Comparative Transcriptomic Analysis Reveals the Regulatory Mechanism of Short Oligogalacturonides Induce Resistance against Pst DC3000 in Arabidopsis thaliana
摘要
Oligogalacturonides (OGs), recognized as damage-associated molecular patterns (DAMPs), play critical roles in plant disease resistance and growth regulation. This study aimed to elucidate the regulatory mechanism by which short OGs induce resistance against Pseudomonas syringae pv. tomato DC3000 (Pst DC3000) in Arabidopsis thaliana. Arabidopsis plants were pretreated with either individual OGs with degrees of polymerization 2 (DP2) and 7 (DP7), or a mixture of OGs (DP2-7) at 25 mg/L, prior to infection with Pst DC3000. Water-pretreated plants served as controls. All tested oligosaccharides and mixture enhanced resistance against Pst DC3000 infection, as evidenced by reduced phenotypic symptoms, suppressed bacterial growth, and decreased disease indices.
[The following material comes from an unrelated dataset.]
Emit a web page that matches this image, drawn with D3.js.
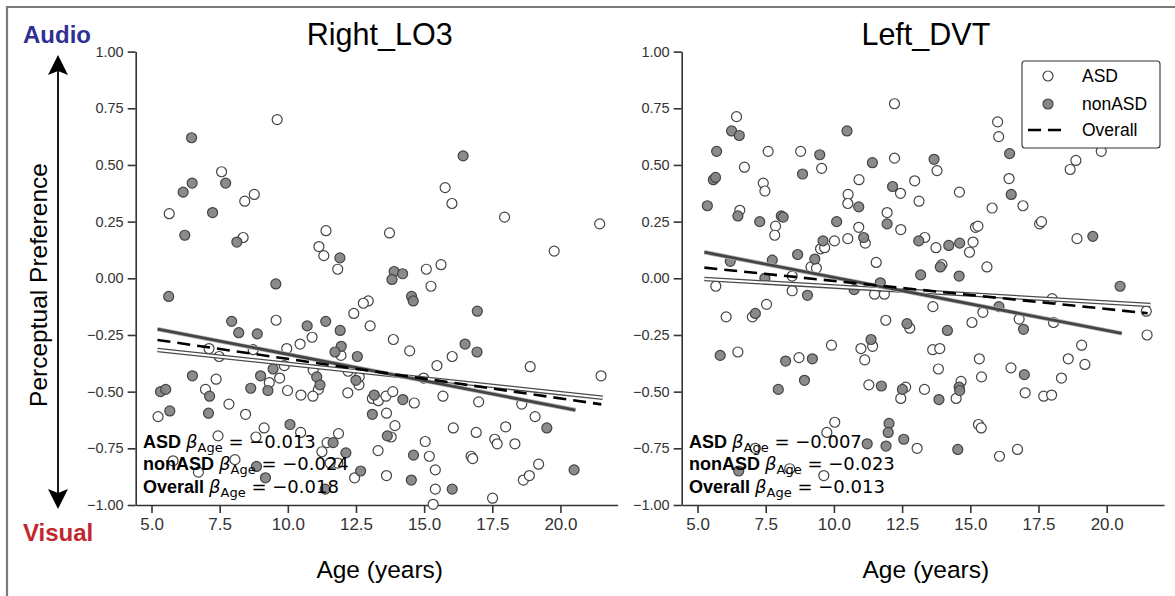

Analysis of salicylic acid (SA) and jasmonic acid (JA) levels, along with expression of associated genes, revealed that DP2 and DP7 conferred resistance by elevating hormone levels and upregulating defense-related genes in the Pst DC3000-Arabidopsis system. Notably, DP7 and OGs (DP2-7) mixture triggered a reactive oxygen species (ROS) burst, while DP2 did not. Transcriptomic profiling demonstrated that DP2, DP7, and OGs (DP2-7) activated defense pathways, including JA, SA, and H₂O₂ signaling, while modulating different key genes to bolster resistance. Gene Ontology analysis revealed that DP2 upregulated more genes in nucleus, while DP7 upregulated more genes in space outside the nucleus. Furthermore, these short-chain OGs (DP2-7) regulated growth-related genes, suggesting a dual role in stress adaptation and developmental balance in Arabidopsis-Pst DC3000. Our findings highlight that both DP2 and DP7 effectively prime early defense responses against pathogens in Arabidopsis.